Sunday, October 25, 2009

Union objects to UM pension decision


University of Missouri System President Gary Forsee has a big sales job ahead of him, convincing employees that contributing to their defined benefit pension program is a good thing.

A business representative for the union that covers campus workers says employees already have contributed to their pensions by accepting lower wages and their contract with the university does not provide for another contribution.

“Our biggest question right now is whether it’s even legal to take your wages and do anything with them without your authorization,” said Rex Taggart, business representative of Local 773 of the Laborers International Union of North America.
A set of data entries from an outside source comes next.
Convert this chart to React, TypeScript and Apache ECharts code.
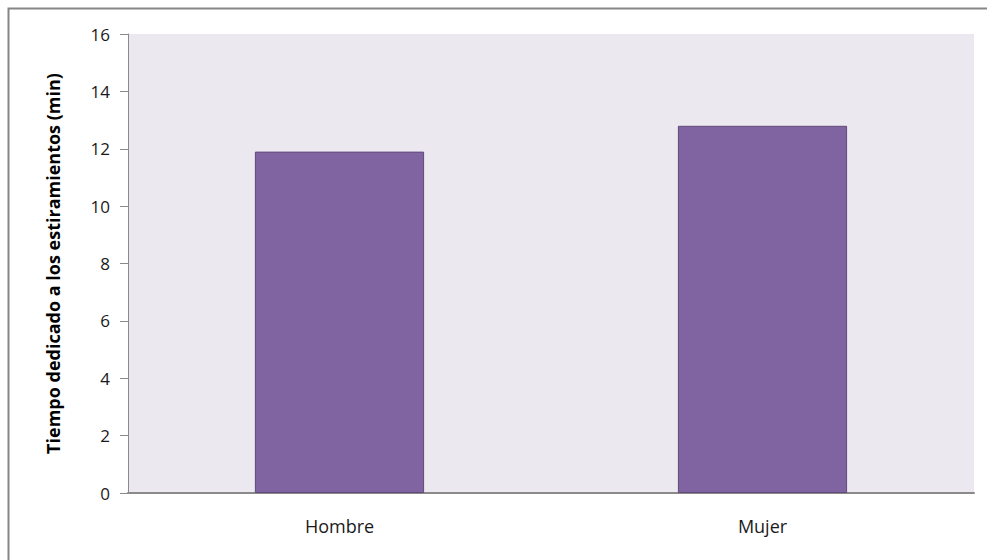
import React, { useEffect, useRef } from "react";
import * as echarts from "echarts";

const categories = ["Hombre", "Mujer"];
const minutes = [11.9, 12.8];
const yTitle = "Tiempo dedicado a los estiramientos (min)";

const FONT = "'Open Sans', 'Noto Sans', sans-serif";

export default function App() {
  const ref = useRef<HTMLDivElement>(null);

  useEffect(() => {
    if (!ref.current) return;
    const chart = echarts.init(ref.current, undefined, { renderer: "svg" });
    chart.setOption({
      animation: false,
      backgroundColor: "#ffffff",
      graphic: [
        {
          type: "rect",
          shape: { x: 8.5, y: 8.5, width: 1100, height: 700 },
          style: { fill: "none", stroke: "#868686", lineWidth: 2 },
          silent: true,
        },
      ],
      grid: {
        left: 128,
        top: 34,
        right: 13,
        bottom: 67,
        show: true,
        backgroundColor: "#ebe9ef",
        borderWidth: 0,
      },
      xAxis: {
        type: "category",
        data: categories,
        axisLine: { show: true, lineStyle: { color: "#8a8a8a", width: 2 } },
        axisTick: { show: false },
        axisLabel: {
          color: "#1a1a1a",
          fontFamily: FONT,
          fontSize: 18,
          margin: 24,
        },
      },
      yAxis: {
        type: "value",
        min: 0,
        max: 16,
        interval: 2,
        name: yTitle,
        nameLocation: "middle",
        nameGap: 66,
        nameTextStyle: {
          color: "#000",
          fontFamily: FONT,
          fontSize: 18,
          fontWeight: "bold",
        },
        axisLine: { show: true, lineStyle: { color: "#8a8a8a", width: 1 } },
        axisTick: { show: true, length: 8, lineStyle: { color: "#8a8a8a" } },
        axisLabel: {
          color: "#1a1a1a",
          fontFamily: FONT,
          fontSize: 17,
          margin: 18,
        },
        splitLine: { show: false },
      },
      series: [
        {
          type: "bar",
          data: minutes,
          barWidth: "40%",
          itemStyle: {
            color: "#8064a2",
            borderColor: "#5f4a7a",
            borderWidth: 1,
          },
        },
      ],
    });
    return () => chart.dispose();
  }, []);

  return (
    <div
      style={{
        position: "fixed",
        left: 0,
        top: 0,
        width: 987,
        height: 560,
        overflow: "hidden",
        background: "#fff",
      }}
    >
      <div ref={ref} style={{ width: 987, height: 560 }} />
    </div>
  );
}
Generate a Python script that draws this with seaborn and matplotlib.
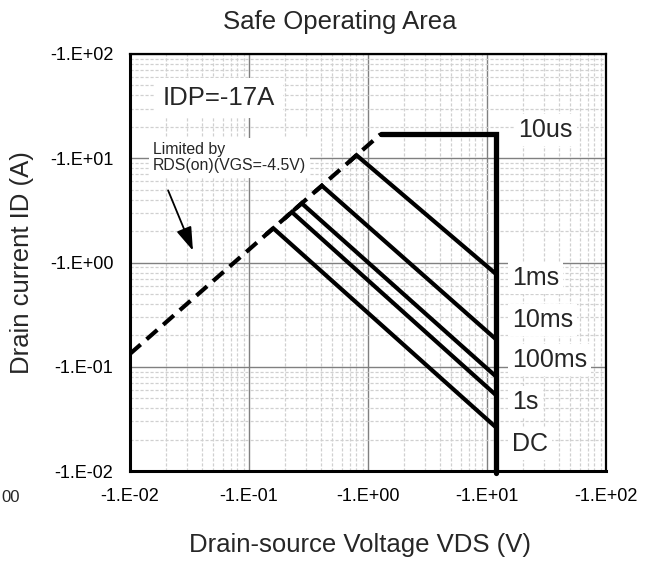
import matplotlib
matplotlib.use("Agg")
import matplotlib.pyplot as plt
import numpy as np
import pandas as pd
import seaborn as sns
from matplotlib.ticker import FixedLocator, FuncFormatter, LogLocator, NullFormatter

# --- values (magnitudes, axis labels carry the minus sign) ---
rds_vds = [0.01, 1.275]          # RDS(on) limit, dashed
rds_id = [0.133, 17.0]

limit_vds = [1.275, 12.0, 12.0]  # 10us / IDP / VDS max outline
limit_id = [17.0, 17.0, 0.0095]

pulse_names = ["1ms", "10ms", "100ms", "1s", "DC"]
pulse_vds = [
    [0.70, 0.80, 12.0],
    [0.36, 0.41, 12.0],
    [0.24, 0.277, 12.0],
    [0.20, 0.229, 12.0],
    [0.14, 0.16, 12.0],
]
pulse_id = [
    [9.3, 10.7, 0.77],
    [4.8, 5.45, 0.182],
    [3.2, 3.7, 0.080],
    [2.65, 3.05, 0.053],
    [1.87, 2.13, 0.026],
]

label_names = ["10us", "1ms", "10ms", "100ms", "1s", "DC"]
label_y = [0.818, 0.463, 0.362, 0.266, 0.165, 0.065]  # axes fraction
decades = [0.01, 0.1, 1, 10, 100]


def neg_exp(v, pos):
    e = int(round(np.log10(v)))
    return f"-1.E{e:+03d}"


def main():
    sns.set_theme(style="white")
    plt.rcParams["font.family"] = ["Liberation Sans", "DejaVu Sans"]

    fig = plt.figure(figsize=(6.56, 5.62), dpi=100)
    ax = fig.add_axes([130 / 656, 1 - 471 / 562, 476 / 656, 417 / 562])
    ax.set_xscale("log")
    ax.set_yscale("log")
    ax.set_xlim(0.01, 100)
    ax.set_ylim(0.01, 100)

    # grid
    for axis in (ax.xaxis, ax.yaxis):
        axis.set_major_locator(FixedLocator(decades))
        axis.set_minor_locator(LogLocator(base=10, subs=np.arange(2, 10)))
        axis.set_major_formatter(FuncFormatter(neg_exp))
        axis.set_minor_formatter(NullFormatter())
    ax.grid(True, which="major", color="#808080", lw=1.0, ls="-")
    ax.grid(True, which="minor", color="#d0d0d0", lw=0.9, ls=(0, (2.5, 1.5)))
    ax.set_axisbelow(True)
    ax.tick_params(which="both", length=0, labelsize=13, pad=12, colors="black")
    for sp in ax.spines.values():
        sp.set_color("black")
        sp.set_linewidth(1.6)
    ax.spines["left"].set_linewidth(2.2)
    ax.spines["bottom"].set_linewidth(2.2)

    # curves
    rds = pd.DataFrame({"VDS": rds_vds, "ID": rds_id})
    sns.lineplot(data=rds, x="VDS", y="ID", sort=False, estimator=None, ax=ax,
                 color="black", lw=3.0, dashes=False, linestyle=(0, (3.4, 1.9)))

    for name, v, i in zip(pulse_names, pulse_vds, pulse_id):
        df = pd.DataFrame({"VDS": v, "ID": i})
        sns.lineplot(data=df, x="VDS", y="ID", sort=False, estimator=None, ax=ax,
                     color="black", lw=3.0, solid_joinstyle="miter")

    lim = pd.DataFrame({"VDS": limit_vds, "ID": limit_id})
    sns.lineplot(data=lim, x="VDS", y="ID", sort=False, estimator=None, ax=ax,
                 color="black", lw=3.8, clip_on=False, solid_joinstyle="miter")

    # annotations
    box = dict(facecolor="white", edgecolor="none", pad=3)
    for j, (name, fy) in enumerate(zip(label_names, label_y)):
        fx = 0.815 if j == 0 else 0.8025
        ax.text(fx, fy, name, transform=ax.transAxes, ha="left", va="center",
                fontsize=18, bbox=box, zorder=5)
    ax.text(0.069, 0.894, "IDP=-17A", transform=ax.transAxes, ha="left",
            va="center", fontsize=18.5, bbox=dict(facecolor="white", edgecolor="none", pad=6))
    ax.text(0.048, 0.751, "Limited by\nRDS(on)(VGS=-4.5V)", transform=ax.transAxes,
            ha="left", va="center", fontsize=11.4, linespacing=1.1,
            bbox=dict(facecolor="white", edgecolor="none", pad=3))
    ax.annotate("", xy=(0.0338, 1.30), xytext=(0.0209, 4.92),
                arrowprops=dict(arrowstyle="-|>,head_length=1.2,head_width=0.4",
                                color="black", lw=1.3, shrinkA=0, shrinkB=0))

    ax.set_xlabel("Drain-source Voltage VDS (V)", fontsize=18.5, va="center")
    ax.set_ylabel("Drain current ID (A)", fontsize=18.5, va="center")
    ax.xaxis.set_label_coords(0.483, -0.177)
    ax.yaxis.set_label_coords(-0.227, 0.501)
    fig.text(340 / 656, 1 - 22 / 562, "Safe Operating Area", ha="center",
             va="center", fontsize=18.5)
    # stray fragment of a clipped tick label at the bottom-left of the reference
    fig.text(1 / 656, 1 - 497 / 562, "00", ha="left", va="center", fontsize=12)

    fig.savefig("out.png", dpi=100)


if __name__ == "__main__":
    main()
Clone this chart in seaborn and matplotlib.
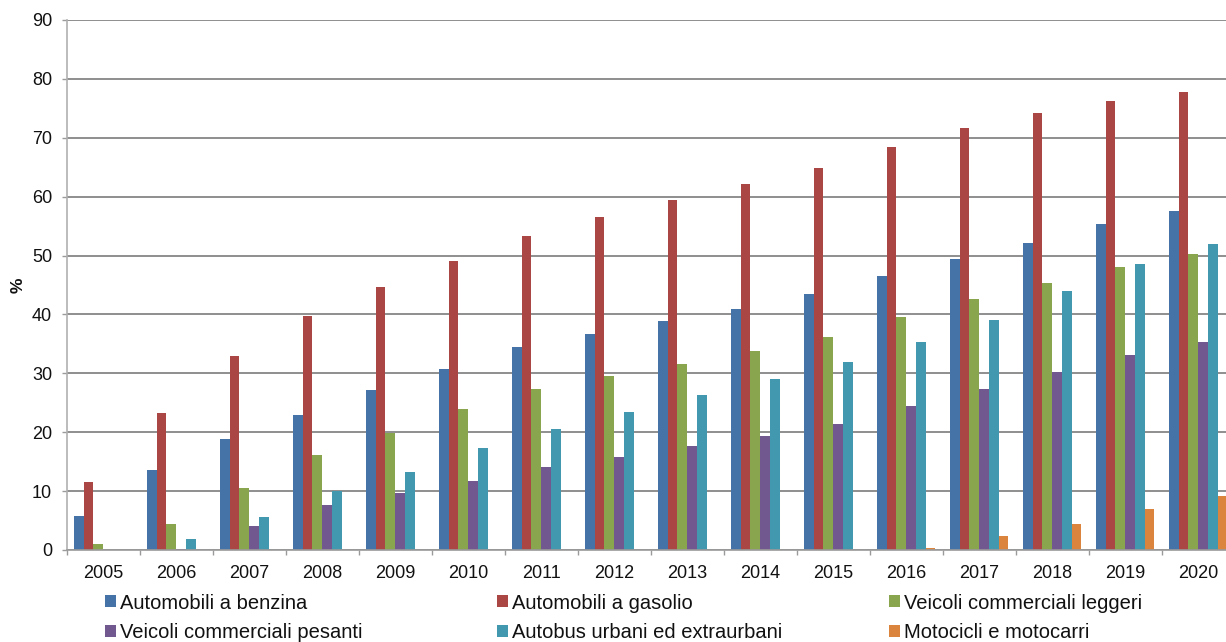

The union represents some 1,100 food service workers, custodians, maintenance employees and groundskeepers on the MU campus.

The UM Board of Curators has approved Forsee’s proposal to require workers with salaries below $50,000 to contribute 1 percent of their wages to their pension plan. Those whose income is $50,000 and above would pay 1 percent on the first $50,000 and 2 percent on the amount above that. Employees who leave the university before their contributions vest would get them back.

Currently the plan is financed entirely through university contributions, similar to plans that cover state workers and employees of the Missouri Department of Transportation.

“It’s worked out very well,” Taggart said. “It’s always been the light at the end of the tunnel for people.”

Missouri’s public school teachers contribute to their own plans, which are matched by local school districts. The teachers’ pension plan is the biggest in the state. Defined benefit plans differ from defined contribution plans, common in the private sector, in which workers kick in a percentage to their own 401(k) plans.

Many government pension plans lost a quarter of their value in the collapse of the stock market last year. Contributions will be needed to make up the difference. Forsee wants some of that to come from employee wages. The administration is hosting a series of workshops on the campuses explaining the plan.

“Our issue is that it’s a change,” Forsee said. He said the economy had rifled its way through the university budget and the impact on the pension plan needed to be considered. He said many other states and universities as well as the private sector had shifted to plans in which employees contribute something.

Forsee said information from actuaries indicated the university would have to significantly step up its contributions over the next three years for the plan to be fully funded. “For the university to assume that those funds are going to be available to us from state sources was a high-risk proposition,” Forsee said.

Taggart said the plan as proposed would take money away from workers’ income at a time when they need it most.

“It’s going to make a hardship for people,” Taggart said. “If the fund was in a crisis, it would be one thing. People need this money in their pockets.”